Among the seven artists is Jamaica Plain resident Karen Young, who specializes in percussion. Young's passion is for taiko drumming, which she uses to inspire marginalized populations to reclaim their voice, culture, power and a sense of belonging. She is influenced by Japanese-American taiko activists of the 1960's. Young is a member of Genki Spark, a multi-generational, pan-Asian women's arts and advocacy organization that uses taiko drumming, personal stories, creativity to build community, develop leadership and advocate respect for all.
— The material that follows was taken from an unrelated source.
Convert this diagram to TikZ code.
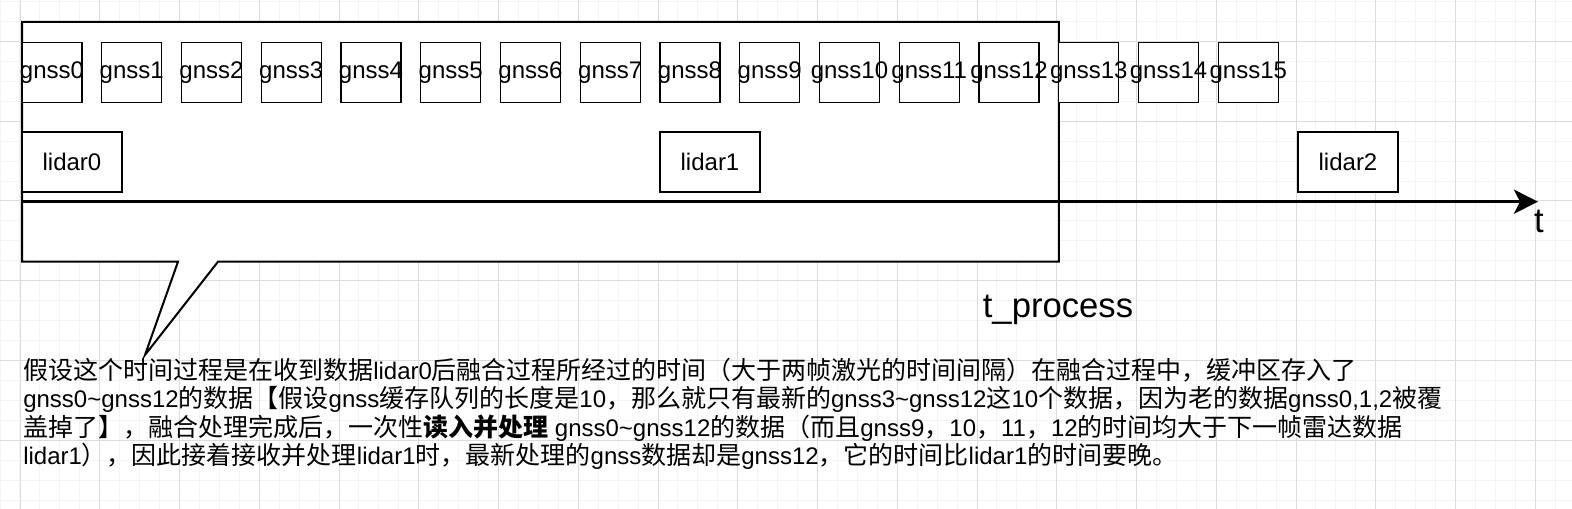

Another artist-in-residence has a Jamaica Plain connection, too. D. Farai Williams is a faculty member with Southern Jamaica Plain's Racial Reconciliation and Healing Project. She is the founder and facilitator with Dynamizing Equity (dEQ) and Idjeli Theater Works (ITW). Williams is an artist, theater of the oppressed facilitator, racial equity strategist and cultural organizer. She is a Roxbury resident and is a partner and racial equity strategist with The Disruptive Equity Education Project (DEEP). She is also the core-coordinator for the Network of Immigrants and African Americans Building Solidarity.